REQUEST:
Copy everything in the listing below word for word, apart from any images.
## begin
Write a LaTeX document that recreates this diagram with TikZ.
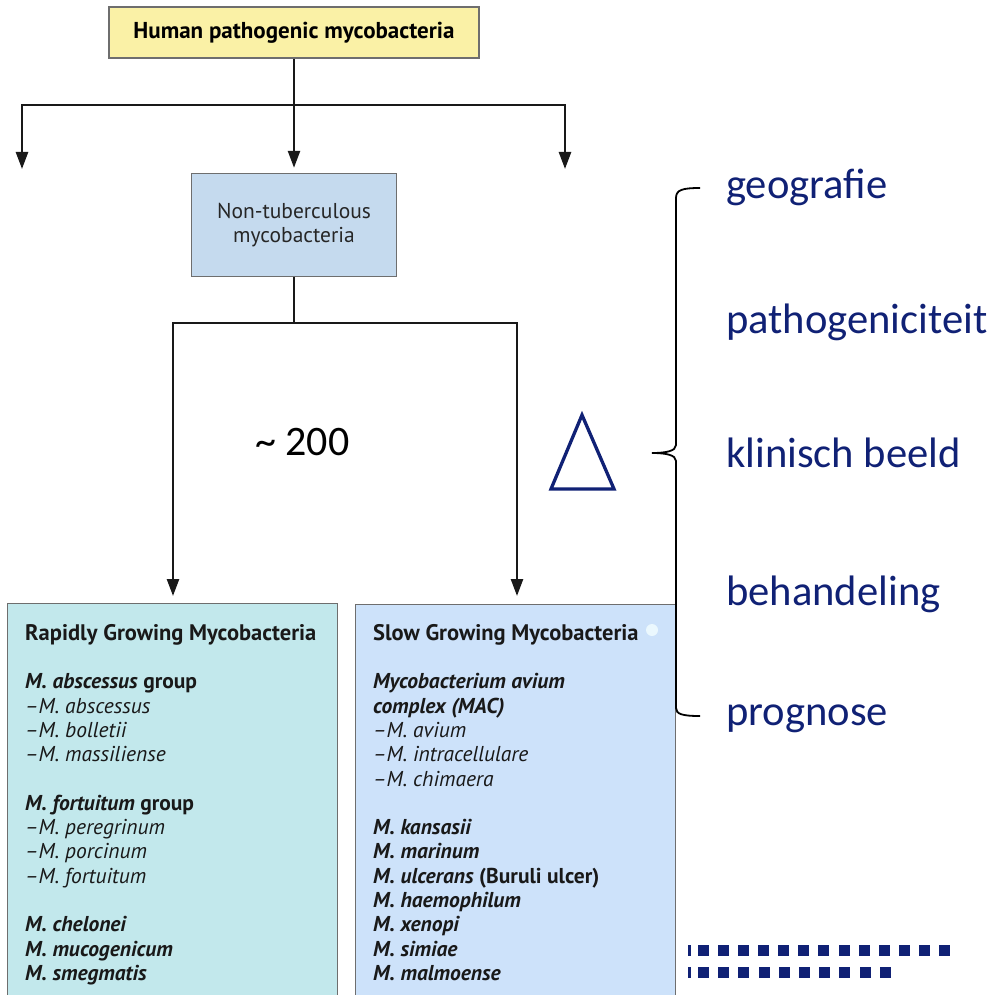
\documentclass[tikz,border=0pt]{standalone}
\usepackage{fontspec}
\setmainfont{Carlito}
\newfontfamily\bxfont{PT Sans}
\usetikzlibrary{arrows.meta}
\definecolor{navy}{RGB}{16,33,117}
\definecolor{yel}{RGB}{250,241,166}
\definecolor{ntmblue}{RGB}{197,218,238}
\definecolor{rgmcol}{RGB}{194,232,236}
\definecolor{sgmcol}{RGB}{205,226,250}
\definecolor{edgegray}{RGB}{110,110,110}
\definecolor{lncol}{RGB}{25,25,25}
\tikzset{
  box/.style={draw=edgegray, line width=1.4pt, inner sep=0pt},
  conn/.style={draw=lncol, line width=2.5pt, line join=miter},
  arr/.style={conn, -{Triangle[length=17pt,width=12pt]}},
  lbl/.style={anchor=base west, text=navy, font=\fontsize{42.6}{50}\selectfont, inner sep=0pt},
  listtext/.style={anchor=north west, inner sep=0pt, align=left, text=black!90,
    font=\bxfont\fontsize{21.5}{24.3}\selectfont},
}
\begin{document}
\begin{tikzpicture}[x=1pt,y=-1pt]
\useasboundingbox (0,0) rectangle (994,995);
\clip (0,0) rectangle (994,995);

% boxes
\node[box, fill=yel, minimum width=370, minimum height=51,
      font=\bxfont\bfseries\fontsize{23}{26}\selectfont] (top) at (294,32.5)
      {Human pathogenic mycobacteria};
\node[box, fill=ntmblue, minimum width=205, minimum height=103, align=center,
      font=\bxfont\fontsize{21.5}{23.5}\selectfont, text=black!85] (ntm) at (294,225)
      {Non-tuberculous\\mycobacteria};
\node[box, fill=rgmcol, anchor=north west, minimum width=330, minimum height=400] (rgm) at (7,603) {};
\node[box, fill=sgmcol, anchor=north west, minimum width=320, minimum height=400] (sgm) at (355,604) {};
\fill[cyan!8!white] (652,630) circle (6);

% connectors
\coordinate (j1) at (294,105);
\coordinate (tipL) at (22,169);
\coordinate (tipR) at (565,169);
\draw[arr] (top.south) -- ([yshift=5pt]ntm.north);
\draw[arr] (j1) -| (tipL);
\draw[arr] (j1) -| (tipR);

\coordinate (j2) at (294,323);
\coordinate (tipA) at (173,596);
\coordinate (tipB) at (517,596);
\draw[arr] (ntm.south) -- (j2) -| (tipA);
\draw[arr] (j2) -| (tipB);

% lists
\node[listtext] (rgmlist) at (25,623) {\rule{0pt}{17pt}{\fontsize{22.5}{24.3}\selectfont\textbf{Rapidly Growing Mycobacteria}}\\[24.3pt]
\textbf{\textit{M. abscessus} group}\\
\textit{–M. abscessus}\\
\textit{–M. bolletii}\\
\textit{–M. massiliense}\\[24.3pt]
\textbf{\textit{M. fortuitum} group}\\
\textit{–M. peregrinum}\\
\textit{–M. porcinum}\\
\textit{–M. fortuitum}\\[24.3pt]
\textbf{\textit{M. chelonei}}\\
\textbf{\textit{M. mucogenicum}}\\
\textbf{\textit{M. smegmatis}}};

\node[listtext] (sgmlist) at (373,623) {\rule{0pt}{17pt}{\fontsize{22.5}{24.3}\selectfont\textbf{Slow Growing Mycobacteria}}\\[24.3pt]
\textbf{\textit{Mycobacterium avium}}\\
\textbf{\textit{complex (MAC)}}\\
\textit{–M. avium}\\
\textit{–M. intracellulare}\\
\textit{–M. chimaera}\\[24.3pt]
\textbf{\textit{M. kansasii}}\\
\textbf{\textit{M. marinum}}\\
\textbf{\textit{M. ulcerans} (Buruli ulcer)}\\
\textbf{\textit{M. haemophilum}}\\
\textbf{\textit{M. xenopi}}\\
\textbf{\textit{M. simiae}}\\
\textbf{\textit{M. malmoense}}};

% ~200
\node[anchor=base west, inner sep=0pt, font=\fontsize{42}{50}\selectfont] (count) at (255,455) {\char"007E{} 200};

% triangle
\draw[navy, line width=3.3pt, line join=miter] (582,415) -- (551,489) -- (614,489) -- cycle;

% brace
\draw[black, line width=1.8pt] (700,188) .. controls (682,188) and (676,190) .. (676,198)
  -- (676,445) .. controls (676,451) and (666,453) .. (652,453)
  .. controls (666,453) and (676,455) .. (676,461)
  -- (676,708) .. controls (676,714) and (682,716) .. (700,716);

% labels
\node[lbl] (geo) at (726,199) {geografie};
\node[lbl] (path) at (726,333) {pathogeniciteit};
\node[lbl] (klin) at (726,467) {klinisch beeld};
\node[lbl] (beh) at (726,605) {behandeling};
\node[lbl] (prog) at (726,725) {prognose};

% footer squares
\fill[navy] (688,945) rectangle (691,956);
\foreach \i in {0,...,12} {\fill[navy] ({698+20.08*\i},945) rectangle ({709+20.08*\i},956);}
\fill[navy] (688,967) rectangle (691,978);
\foreach \i in {0,...,9} {\fill[navy] ({698+20.2*\i},967) rectangle ({709+20.2*\i},978);}
\end{tikzpicture}
\end{document}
## end
EXERCISE RESULT:
Write a LaTeX document that recreates this diagram with TikZ.
\documentclass[tikz,border=0pt]{standalone}
\usepackage{fontspec}
\setmainfont{Carlito}
\newfontfamily\bxfont{PT Sans}
\usetikzlibrary{arrows.meta}
\definecolor{navy}{RGB}{16,33,117}
\definecolor{yel}{RGB}{250,241,166}
\definecolor{ntmblue}{RGB}{197,218,238}
\definecolor{rgmcol}{RGB}{194,232,236}
\definecolor{sgmcol}{RGB}{205,226,250}
\definecolor{edgegray}{RGB}{110,110,110}
\definecolor{lncol}{RGB}{25,25,25}
\tikzset{
  box/.style={draw=edgegray, line width=1.4pt, inner sep=0pt},
  conn/.style={draw=lncol, line width=2.5pt, line join=miter},
  arr/.style={conn, -{Triangle[length=17pt,width=12pt]}},
  lbl/.style={anchor=base west, text=navy, font=\fontsize{42.6}{50}\selectfont, inner sep=0pt},
  listtext/.style={anchor=north west, inner sep=0pt, align=left, text=black!90,
    font=\bxfont\fontsize{21.5}{24.3}\selectfont},
}
\begin{document}
\begin{tikzpicture}[x=1pt,y=-1pt]
\useasboundingbox (0,0) rectangle (994,995);
\clip (0,0) rectangle (994,995);

% boxes
\node[box, fill=yel, minimum width=370, minimum height=51,
      font=\bxfont\bfseries\fontsize{23}{26}\selectfont] (top) at (294,32.5)
      {Human pathogenic mycobacteria};
\node[box, fill=ntmblue, minimum width=205, minimum height=103, align=center,
      font=\bxfont\fontsize{21.5}{23.5}\selectfont, text=black!85] (ntm) at (294,225)
      {Non-tuberculous\\mycobacteria};
\node[box, fill=rgmcol, anchor=north west, minimum width=330, minimum height=400] (rgm) at (7,603) {};
\node[box, fill=sgmcol, anchor=north west, minimum width=320, minimum height=400] (sgm) at (355,604) {};
\fill[cyan!8!white] (652,630) circle (6);

% connectors
\coordinate (j1) at (294,105);
\coordinate (tipL) at (22,169);
\coordinate (tipR) at (565,169);
\draw[arr] (top.south) -- ([yshift=5pt]ntm.north);
\draw[arr] (j1) -| (tipL);
\draw[arr] (j1) -| (tipR);

\coordinate (j2) at (294,323);
\coordinate (tipA) at (173,596);
\coordinate (tipB) at (517,596);
\draw[arr] (ntm.south) -- (j2) -| (tipA);
\draw[arr] (j2) -| (tipB);

% lists
\node[listtext] (rgmlist) at (25,623) {\rule{0pt}{17pt}{\fontsize{22.5}{24.3}\selectfont\textbf{Rapidly Growing Mycobacteria}}\\[24.3pt]
\textbf{\textit{M. abscessus} group}\\
\textit{–M. abscessus}\\
\textit{–M. bolletii}\\
\textit{–M. massiliense}\\[24.3pt]
\textbf{\textit{M. fortuitum} group}\\
\textit{–M. peregrinum}\\
\textit{–M. porcinum}\\
\textit{–M. fortuitum}\\[24.3pt]
\textbf{\textit{M. chelonei}}\\
\textbf{\textit{M. mucogenicum}}\\
\textbf{\textit{M. smegmatis}}};

\node[listtext] (sgmlist) at (373,623) {\rule{0pt}{17pt}{\fontsize{22.5}{24.3}\selectfont\textbf{Slow Growing Mycobacteria}}\\[24.3pt]
\textbf{\textit{Mycobacterium avium}}\\
\textbf{\textit{complex (MAC)}}\\
\textit{–M. avium}\\
\textit{–M. intracellulare}\\
\textit{–M. chimaera}\\[24.3pt]
\textbf{\textit{M. kansasii}}\\
\textbf{\textit{M. marinum}}\\
\textbf{\textit{M. ulcerans} (Buruli ulcer)}\\
\textbf{\textit{M. haemophilum}}\\
\textbf{\textit{M. xenopi}}\\
\textbf{\textit{M. simiae}}\\
\textbf{\textit{M. malmoense}}};

% ~200
\node[anchor=base west, inner sep=0pt, font=\fontsize{42}{50}\selectfont] (count) at (255,455) {\char"007E{} 200};

% triangle
\draw[navy, line width=3.3pt, line join=miter] (582,415) -- (551,489) -- (614,489) -- cycle;

% brace
\draw[black, line width=1.8pt] (700,188) .. controls (682,188) and (676,190) .. (676,198)
  -- (676,445) .. controls (676,451) and (666,453) .. (652,453)
  .. controls (666,453) and (676,455) .. (676,461)
  -- (676,708) .. controls (676,714) and (682,716) .. (700,716);

% labels
\node[lbl] (geo) at (726,199) {geografie};
\node[lbl] (path) at (726,333) {pathogeniciteit};
\node[lbl] (klin) at (726,467) {klinisch beeld};
\node[lbl] (beh) at (726,605) {behandeling};
\node[lbl] (prog) at (726,725) {prognose};

% footer squares
\fill[navy] (688,945) rectangle (691,956);
\foreach \i in {0,...,12} {\fill[navy] ({698+20.08*\i},945) rectangle ({709+20.08*\i},956);}
\fill[navy] (688,967) rectangle (691,978);
\foreach \i in {0,...,9} {\fill[navy] ({698+20.2*\i},967) rectangle ({709+20.2*\i},978);}
\end{tikzpicture}
\end{document}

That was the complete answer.